REQUIRED WORK — Give again exactly the lines that run from the start of the records to the line holding "const kmYTicks = [0, 20, 40, 60, 80, 100];", both ends counted. Do not include the pictures.

ENTRIES —
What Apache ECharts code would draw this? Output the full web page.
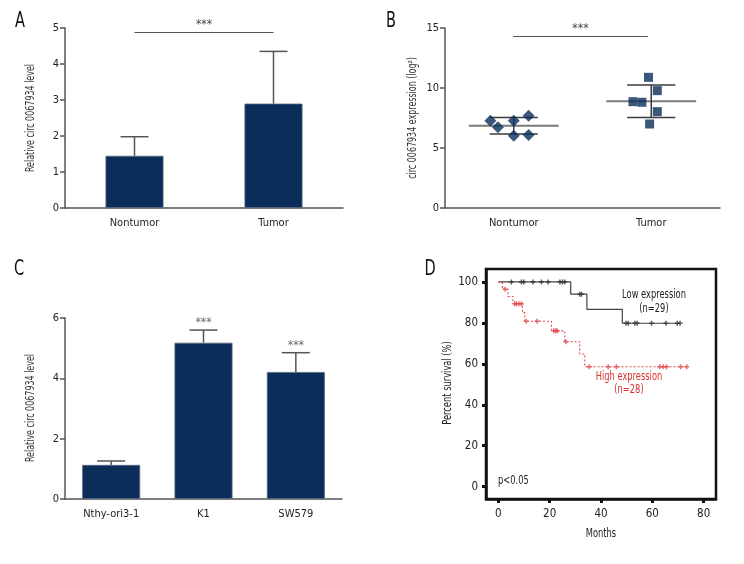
<!DOCTYPE html>
<html><head><meta charset="utf-8">
<script src="https://cdn.jsdelivr.net/npm/echarts@6/dist/echarts.min.js"></script>
<style>html,body{margin:0;padding:0;background:#fff}#c{width:744px;height:564px}</style>
</head><body><div id="c"></div>
<script>
// ---- Panel A ----
const catsA = ['Nontumor', 'Tumor'];
const meanA = [1.45, 2.9];
const errA = [0.53, 1.45];
const sigAValue = 4.89;
// ---- Panel B ----
const catsB = ['Nontumor', 'Tumor'];
const nontumorVals = [7.28, 6.72, 7.28, 7.69, 6.03, 6.08];
const nontumorJitter = [-0.17, -0.115, 0, 0.108, 0, 0.108];
const tumorVals = [10.89, 9.78, 8.86, 8.81, 8.03, 7.0];
const tumorJitter = [-0.02, 0.044, -0.133, -0.068, 0.044, -0.012];
const sigBValue = 14.33;
// ---- Panel C ----
const catsC = ['Nthy-ori3-1', 'K1', 'SW579'];
const meanC = [1.13, 5.18, 4.21];
const errC = [0.13, 0.42, 0.64];
const sigC = ['', '***', '***'];
// ---- Panel D (Kaplan-Meier) ----
const lowTimes = [0, 28.2, 34.5, 48.3, 70.8];
const lowSurv = [100, 94.0, 86.6, 79.8, 79.8];
const lowCensor = [5.1, 9.0, 9.9, 13.5, 16.8, 19.4, 24.0, 25.0, 25.9, 31.7, 32.4, 49.7, 50.6, 53.2, 54.1, 59.7, 65.3, 69.7, 70.8];
const highTimes = [0, 1.55, 3.75, 5.7, 9.4, 10.3, 20.7, 25.9, 31.7, 33.7, 73.4];
const highSurv = [100, 96.4, 92.9, 89.3, 85.0, 80.8, 76.1, 70.8, 64.8, 58.6, 58.6];
const highCensor = [2.7, 6.4, 7.0, 8.0, 9.0, 10.9, 15.1, 21.6, 22.4, 22.9, 26.3, 35.4, 42.8, 46.0, 62.9, 64.2, 65.5, 71.0, 73.4];
const kmTicks = [0, 20, 40, 60, 80];
const kmYTicks = [0, 20, 40, 60, 80, 100];

const FONT = '"Liberation Sans Narrow","DejaVu Sans Condensed","Liberation Sans",sans-serif';
const NAVY = '#0a2d5a';
const AX = '#555';
const SQ = 0.77; // horizontal squeeze to mimic the condensed typeface

function stepValue(times, surv, t) {
  let v = surv[0];
  for (let i = 0; i < times.length; i++) { if (times[i] <= t) v = surv[i]; }
  return v;
}
function meanSd(a) {
  const m = a.reduce((s, v) => s + v, 0) / a.length;
  const sd = Math.sqrt(a.reduce((s, v) => s + (v - m) * (v - m), 0) / (a.length - 1));
  return [m, sd];
}
function errRender(params, api) {
  const x = api.value(0), v = api.value(1), e = api.value(2);
  const p0 = api.coord([x, v]);
  const p1 = api.coord([x, v + e]);
  const cap = 14;
  return {type: 'group', children: [
    {type: 'line', shape: {x1: p0[0], y1: p0[1], x2: p1[0], y2: p1[1]}, style: {stroke: AX, lineWidth: 1.5}},
    {type: 'line', shape: {x1: p1[0] - cap, y1: p1[1], x2: p1[0] + cap, y2: p1[1]}, style: {stroke: AX, lineWidth: 1.5}}
  ]};
}
const statsB = [meanSd(nontumorVals), meanSd(tumorVals)];
function summaryRender(params, api) {
  const cx = api.value(0), m = api.value(1), sd = api.value(2);
  const pm = api.coord([cx, m]);
  const pu = api.coord([cx, m + sd]);
  const pl = api.coord([cx, m - sd]);
  const wide = api.size([0.327, 0])[0];
  const nar = api.size([0.175, 0])[0];
  return {type: 'group', children: [
    {type: 'line', shape: {x1: pm[0] - wide, y1: pm[1], x2: pm[0] + wide, y2: pm[1]}, style: {stroke: '#7a7a7a', lineWidth: 2}},
    {type: 'line', shape: {x1: pu[0] - nar, y1: pu[1], x2: pu[0] + nar, y2: pu[1]}, style: {stroke: '#3a3a3a', lineWidth: 1.5}},
    {type: 'line', shape: {x1: pl[0] - nar, y1: pl[1], x2: pl[0] + nar, y2: pl[1]}, style: {stroke: '#3a3a3a', lineWidth: 1.5}},
    {type: 'line', shape: {x1: pu[0], y1: pu[1], x2: pl[0], y2: pl[1]}, style: {stroke: '#3a3a3a', lineWidth: 1.5}}
  ]};
}

const tickLbl = {fontFamily: FONT, fontSize: 11, color: '#222'};
const plus = 'path://M-0.3,-1H0.3V-0.3H1V0.3H0.3V1H-0.3V0.3H-1V-0.3H-0.3Z';

function catAxis(grid, cats) {
  return {type: 'category', gridIndex: grid, data: cats,
    axisLine: {lineStyle: {color: AX, width: 1.5}},
    axisTick: {alignWithLabel: true, length: 5, lineStyle: {color: AX, width: 1.5}},
    axisLabel: Object.assign({margin: 10}, tickLbl)};
}
function valAxis(grid, max, interval) {
  return {type: 'value', gridIndex: grid, min: 0, max: max, interval: interval,
    splitLine: {show: false},
    axisLine: {show: true, lineStyle: {color: AX, width: 1.5}},
    axisTick: {show: true, length: 5, lineStyle: {color: AX, width: 1.5}},
    axisLabel: Object.assign({margin: 6}, tickLbl)};
}
function vName(text, x, y, size, color) {
  return {type: 'text', x: x, y: y, rotation: Math.PI / 2, scaleX: SQ, silent: true,
    style: {text: text, font: size + 'px ' + FONT, fill: color || '#333', align: 'center', verticalAlign: 'middle'}};
}
function hText(text, x, y, size, color, align) {
  return {type: 'text', x: x, y: y, scaleX: SQ, silent: true,
    style: {text: text, font: size + 'px ' + FONT, fill: color || '#222', align: align || 'center', verticalAlign: 'middle'}};
}

const chart = echarts.init(document.getElementById('c'), null, {renderer: 'canvas'});
const option = {
  animation: false,
  backgroundColor: '#fff',
  grid: [
    {left: 65, right: 401, top: 28, bottom: 356},
    {left: 445, right: 24, top: 28, bottom: 356},
    {left: 65, right: 402, top: 318, bottom: 65},
    {left: 486, right: 28, top: 269, bottom: 65, show: true, borderColor: '#111', borderWidth: 2.5, backgroundColor: 'transparent'}
  ],
  xAxis: [
    catAxis(0, catsA),
    catAxis(1, catsB),
    {type: 'value', gridIndex: 1, min: 0, max: 2, show: false},
    catAxis(2, catsC),
    {type: 'value', gridIndex: 3, min: -4.8, max: 84.8,
      splitLine: {show: false},
      axisLine: {show: true, onZero: false, lineStyle: {color: '#111', width: 2.5}},
      axisTick: {show: true, customValues: kmTicks, length: 4, lineStyle: {color: '#111', width: 3}},
      axisLabel: {customValues: kmTicks, margin: 9, fontFamily: FONT, fontSize: 11.5, color: '#222'}}
  ],
  yAxis: [
    valAxis(0, 5, 1),
    valAxis(1, 15, 5),
    valAxis(2, 6, 2),
    {type: 'value', gridIndex: 3, min: -6, max: 106.3,
      splitLine: {show: false},
      axisLine: {show: true, onZero: false, lineStyle: {color: '#111', width: 2.5}},
      axisTick: {show: true, customValues: kmYTicks, length: 4, lineStyle: {color: '#111', width: 3}},
      axisLabel: {customValues: kmYTicks, margin: 8, fontFamily: FONT, fontSize: 11.5, color: '#222'}}
  ],
  series: [
    // A
    {type: 'bar', xAxisIndex: 0, yAxisIndex: 0, data: meanA, barWidth: 58,
      itemStyle: {color: NAVY, borderColor: '#5a6a80', borderWidth: 0.8},
      markLine: {symbol: 'none', silent: true, lineStyle: {color: AX, width: 1.2, type: 'solid'},
        label: {show: true, position: 'middle', formatter: '***', fontFamily: FONT, fontSize: 12, color: '#444', distance: 1},
        data: [[{coord: [catsA[0], sigAValue]}, {coord: [catsA[1], sigAValue]}]]}},
    {type: 'custom', xAxisIndex: 0, yAxisIndex: 0, renderItem: errRender, z: 1,
      data: meanA.map((v, i) => [i, v, errA[i]])},
    // B
    {type: 'custom', xAxisIndex: 2, yAxisIndex: 1, renderItem: summaryRender, z: 1,
      data: statsB.map((s, i) => [i + 0.5, s[0], s[1]]),
      markLine: {symbol: 'none', silent: true, lineStyle: {color: AX, width: 1.2, type: 'solid'},
        label: {show: true, position: 'middle', formatter: '***', fontFamily: FONT, fontSize: 12, color: '#444', distance: 1},
        data: [[{coord: [0.495, sigBValue]}, {coord: [1.475, sigBValue]}]]}},
    {type: 'scatter', xAxisIndex: 2, yAxisIndex: 1, symbol: 'diamond', symbolSize: 12, z: 3,
      itemStyle: {color: NAVY},
      data: nontumorVals.map((v, i) => [0.5 + nontumorJitter[i], v])},
    {type: 'scatter', xAxisIndex: 2, yAxisIndex: 1, symbol: 'rect', symbolSize: 9, z: 3,
      itemStyle: {color: NAVY},
      data: tumorVals.map((v, i) => [1.5 + tumorJitter[i], v])},
    // C
    {type: 'bar', xAxisIndex: 3, yAxisIndex: 2, data: meanC, barWidth: 58,
      itemStyle: {color: NAVY, borderColor: '#5a6a80', borderWidth: 0.8}},
    {type: 'custom', xAxisIndex: 3, yAxisIndex: 2, renderItem: errRender, z: 1,
      data: meanC.map((v, i) => [i, v, errC[i]])},
    {type: 'scatter', xAxisIndex: 3, yAxisIndex: 2, symbolSize: 0, silent: true,
      data: meanC.map((v, i) => ({value: [i, v + errC[i]], label: {show: sigC[i] !== '', formatter: sigC[i]}})),
      label: {position: 'top', distance: 1, fontFamily: FONT, fontSize: 12, color: '#444'}},
    // D
    {type: 'line', xAxisIndex: 4, yAxisIndex: 3, step: 'end', symbol: 'none', z: 2,
      lineStyle: {color: '#444', width: 1.2},
      data: lowTimes.map((t, i) => [t, lowSurv[i]])},
    {type: 'line', xAxisIndex: 4, yAxisIndex: 3, step: 'end', symbol: 'none', z: 2,
      lineStyle: {color: '#e0474c', width: 1.1, type: [2, 2]},
      data: highTimes.map((t, i) => [t, highSurv[i]])},
    {type: 'scatter', xAxisIndex: 4, yAxisIndex: 3, symbol: plus, symbolSize: 5, z: 3,
      itemStyle: {color: '#333'},
      data: lowCensor.map(t => [t, stepValue(lowTimes, lowSurv, t)])},
    {type: 'scatter', xAxisIndex: 4, yAxisIndex: 3, symbol: plus, symbolSize: 5, z: 3,
      itemStyle: {color: '#e0474c'},
      data: highCensor.map(t => [t, stepValue(highTimes, highSurv, t)])}
  ],
  graphic: [
    hText('A', 20, 22, 21, '#111'),
    hText('B', 391, 22, 21, '#111'),
    hText('C', 19, 270, 21, '#111'),
    hText('D', 430, 270, 21, '#111'),
    vName('Relative circ 0067934 level', 31, 118, 11.5),
    vName('circ 0067934 expression (log²)', 413, 118, 11.5),
    vName('Relative circ 0067934 level', 31, 408, 11.5),
    vName('Percent survival (%)', 448, 383, 12, '#222'),
    hText('Months', 601, 534, 12),
    hText('Low expression', 654, 295, 12),
    hText('(n=29)', 654, 309, 12),
    hText('High expression', 629, 377, 12, '#d9302f'),
    hText('(n=28)', 629, 390, 12, '#d9302f'),
    hText('p<0.05', 498, 481, 12, '#222', 'left')
  ]
};
chart.setOption(option);
</script>
</body></html>
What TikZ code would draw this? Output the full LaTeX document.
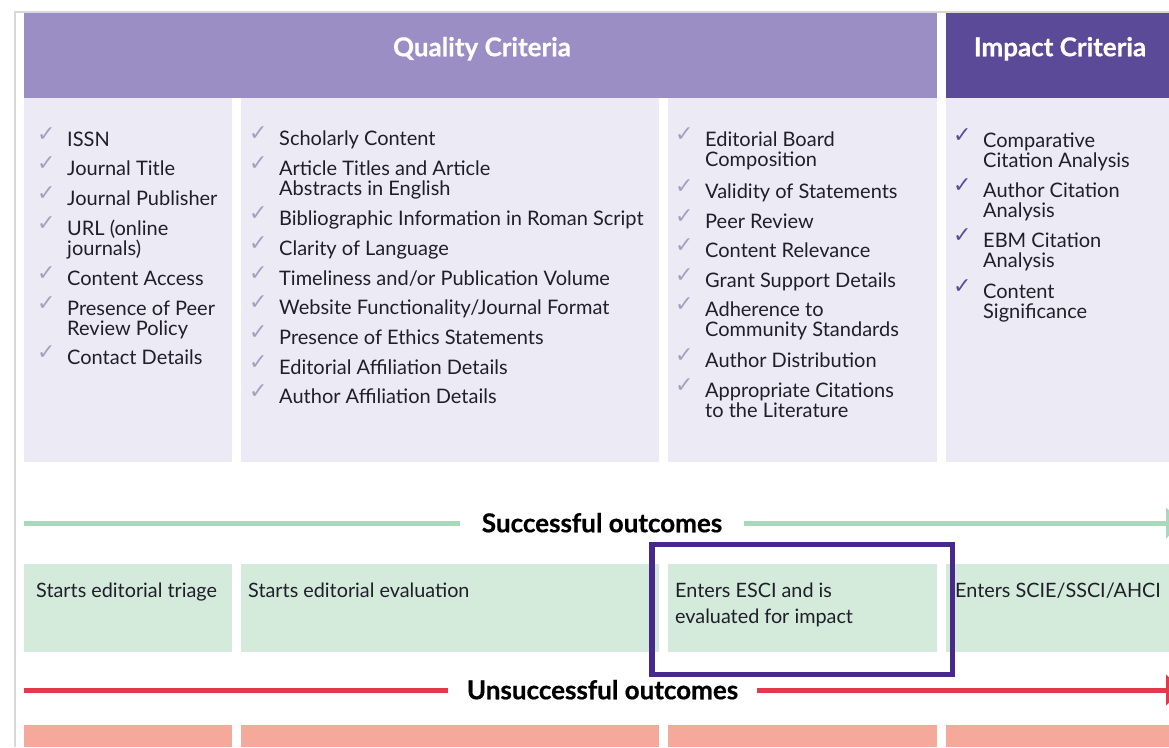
\documentclass[tikz,border=0pt]{standalone}
\usepackage{fontspec}
\setmainfont{Lato}
\newfontfamily\dejavu{DejaVu Sans}
\newfontfamily\heavy[BoldFeatures={FakeBold=0.6}]{Lato}
\usetikzlibrary{arrows.meta}
\definecolor{hdrl}{HTML}{9A8EC4}
\definecolor{hdrd}{HTML}{5A4A97}
\definecolor{lav}{HTML}{ECEAF5}
\definecolor{gline}{HTML}{A8D9BA}
\definecolor{gcell}{HTML}{D4EADB}
\definecolor{rline}{HTML}{E5384C}
\definecolor{rcell}{HTML}{F5A99B}
\definecolor{frm}{HTML}{47298C}
\definecolor{txt}{HTML}{1F1F2A}
\definecolor{chkq}{HTML}{A59FC0}
\definecolor{chki}{HTML}{5D4C98}
\definecolor{gframe}{HTML}{D8D8D8}
\tikzset{
  itm/.style={font=\fontsize{20}{20.8}\selectfont, text=txt, anchor=base west, inner sep=0pt},
  chk/.style={font=\dejavu\fontsize{22}{22}\selectfont, anchor=base west, inner sep=0pt},
  hdr/.style={font=\heavy\bfseries\fontsize{26}{26}\selectfont, text=white, text height=18.5pt, text depth=0pt, inner sep=0pt},
  olbl/.style={font=\heavy\bfseries\fontsize{26}{26}\selectfont, text=black, fill=white, text height=18.5pt, text depth=0pt, inner ysep=2pt},
  otxt/.style={font=\fontsize{19.8}{26.5}\selectfont, text=txt, anchor=base west, inner sep=0pt},
  outarrow/.style={line width=5pt, -{Triangle[length=16pt,width=30pt]}}
}
\newcommand\twol[2]{\vtop{\hbox{#1}\hbox{#2}}}
\newcommand\critem[5]{%
  \node[itm] (#1) at (#2,#3) {#5};
  \node[chk, text=#4] (#1c) at (#2-30,#3-5) {✓};
}
\begin{document}
\begin{tikzpicture}[x=1pt,y=-1pt]
\useasboundingbox (0,0) rectangle (1169,747);
\clip (0,0) rectangle (1169,747);
\fill[white] (0,0) rectangle (1169,747);
% frame
\draw[gframe, line width=2pt] (15,747) -- (15,12) -- (1169,12);
% header
\fill[hdrl] (24,13) rectangle (937,97.5);
\fill[hdrd] (946,13) rectangle (1169,97.5);
\node[hdr] (qc) at (482,47) {Quality Criteria};
\node[hdr] (ic) at (1060,47) {Impact Criteria};
% body cells
\fill[lav] (24,97.5) rectangle (232,462);
\fill[lav] (241,97.5) rectangle (659,462);
\fill[lav] (668,97.5) rectangle (937,462);
\fill[lav] (946,97.5) rectangle (1169,462);
% column 1
\critem{a1}{67}{146}{chkq}{ISSN}
\critem{a2}{67}{175}{chkq}{Journal Title}
\critem{a3}{67}{205}{chkq}{Journal Publisher}
\critem{a4}{67}{235}{chkq}{\twol{URL (online}{journals)}}
\critem{a5}{67}{285}{chkq}{Content Access}
\critem{a6}{67}{315}{chkq}{\twol{Presence of Peer}{Review Policy}}
\critem{a7}{67}{364}{chkq}{Contact Details}
% column 2
\critem{b1}{279}{145}{chkq}{Scholarly Content}
\critem{b2}{279}{175}{chkq}{\twol{Article Titles and Article}{Abstracts in English}}
\critem{b3}{279}{225}{chkq}{Bibliographic Information in Roman Script}
\critem{b4}{279}{255}{chkq}{Clarity of Language}
\critem{b5}{279}{285}{chkq}{Timeliness and/or Publication Volume}
\critem{b6}{279}{314}{chkq}{Website Functionality/Journal Format}
\critem{b7}{279}{344}{chkq}{Presence of Ethics Statements}
\critem{b8}{279}{374}{chkq}{Editorial Affiliation Details}
\critem{b9}{279}{403}{chkq}{Author Affiliation Details}
% column 3
\critem{c1}{705}{146}{chkq}{\twol{Editorial Board}{Composition}}
\critem{c2}{705}{198}{chkq}{Validity of Statements}
\critem{c3}{705}{228}{chkq}{Peer Review}
\critem{c4}{705}{257}{chkq}{Content Relevance}
\critem{c5}{705}{287}{chkq}{Grant Support Details}
\critem{c6}{705}{316}{chkq}{\twol{Adherence to}{Community Standards}}
\critem{c7}{705}{367}{chkq}{Author Distribution}
\critem{c8}{705}{397}{chkq}{\twol{Appropriate Citations}{to the Literature}}
% column 4
\critem{d1}{983}{147}{chki}{\twol{Comparative}{Citation Analysis}}
\critem{d2}{983}{197}{chki}{\twol{Author Citation}{Analysis}}
\critem{d3}{983}{247}{chki}{\twol{EBM Citation}{Analysis}}
\critem{d4}{983}{298}{chki}{\twol{Content}{Significance}}
% successful outcomes
\coordinate (gs) at (24,523);
\coordinate (ge) at (1182,523);
\node[olbl, inner xsep=22pt] (succ) at (602,523) {Successful outcomes};
\draw[gline, line width=5pt] (gs) -- (succ);
\draw[gline, outarrow] (succ) -- (ge);
\fill[gcell] (24,563.5) rectangle (232,651.5);
\fill[gcell] (241,563.5) rectangle (659,651.5);
\fill[gcell] (668,563.5) rectangle (937,651.5);
\fill[gcell] (946,563.5) rectangle (1169,651.5);
\node[otxt] (s1) at (36,597) {Starts editorial triage};
\node[otxt] (s2) at (248,597) {Starts editorial evaluation};
\node[otxt] (s3) at (675,597) {\twol{Enters ESCI and is}{evaluated for impact}};
\node[otxt] (s4) at (955,597) {Enters SCIE/SSCI/AHCI};
\draw[frm, line width=5.5pt] (652,544.5) rectangle (952.5,674.5);
% unsuccessful outcomes
\coordinate (rs) at (24,690);
\coordinate (re) at (1182,690);
\node[olbl, inner xsep=19pt] (unsucc) at (602.5,690) {Unsuccessful outcomes};
\draw[rline, line width=5pt] (rs) -- (unsucc);
\draw[rline, outarrow] (unsucc) -- (re);
\fill[rcell] (24,724.5) rectangle (232,747);
\fill[rcell] (241,724.5) rectangle (659,747);
\fill[rcell] (668,724.5) rectangle (937,747);
\fill[rcell] (946,724.5) rectangle (1169,747);
\end{tikzpicture}
\end{document}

FINISHED ANSWER —
What Apache ECharts code would draw this? Output the full web page.
<!DOCTYPE html>
<html><head><meta charset="utf-8">
<script src="https://cdn.jsdelivr.net/npm/echarts@6/dist/echarts.min.js"></script>
<style>html,body{margin:0;padding:0;background:#fff}#c{width:744px;height:564px}</style>
</head><body><div id="c"></div>
<script>
// ---- Panel A ----
const catsA = ['Nontumor', 'Tumor'];
const meanA = [1.45, 2.9];
const errA = [0.53, 1.45];
const sigAValue = 4.89;
// ---- Panel B ----
const catsB = ['Nontumor', 'Tumor'];
const nontumorVals = [7.28, 6.72, 7.28, 7.69, 6.03, 6.08];
const nontumorJitter = [-0.17, -0.115, 0, 0.108, 0, 0.108];
const tumorVals = [10.89, 9.78, 8.86, 8.81, 8.03, 7.0];
const tumorJitter = [-0.02, 0.044, -0.133, -0.068, 0.044, -0.012];
const sigBValue = 14.33;
// ---- Panel C ----
const catsC = ['Nthy-ori3-1', 'K1', 'SW579'];
const meanC = [1.13, 5.18, 4.21];
const errC = [0.13, 0.42, 0.64];
const sigC = ['', '***', '***'];
// ---- Panel D (Kaplan-Meier) ----
const lowTimes = [0, 28.2, 34.5, 48.3, 70.8];
const lowSurv = [100, 94.0, 86.6, 79.8, 79.8];
const lowCensor = [5.1, 9.0, 9.9, 13.5, 16.8, 19.4, 24.0, 25.0, 25.9, 31.7, 32.4, 49.7, 50.6, 53.2, 54.1, 59.7, 65.3, 69.7, 70.8];
const highTimes = [0, 1.55, 3.75, 5.7, 9.4, 10.3, 20.7, 25.9, 31.7, 33.7, 73.4];
const highSurv = [100, 96.4, 92.9, 89.3, 85.0, 80.8, 76.1, 70.8, 64.8, 58.6, 58.6];
const highCensor = [2.7, 6.4, 7.0, 8.0, 9.0, 10.9, 15.1, 21.6, 22.4, 22.9, 26.3, 35.4, 42.8, 46.0, 62.9, 64.2, 65.5, 71.0, 73.4];
const kmTicks = [0, 20, 40, 60, 80];
const kmYTicks = [0, 20, 40, 60, 80, 100];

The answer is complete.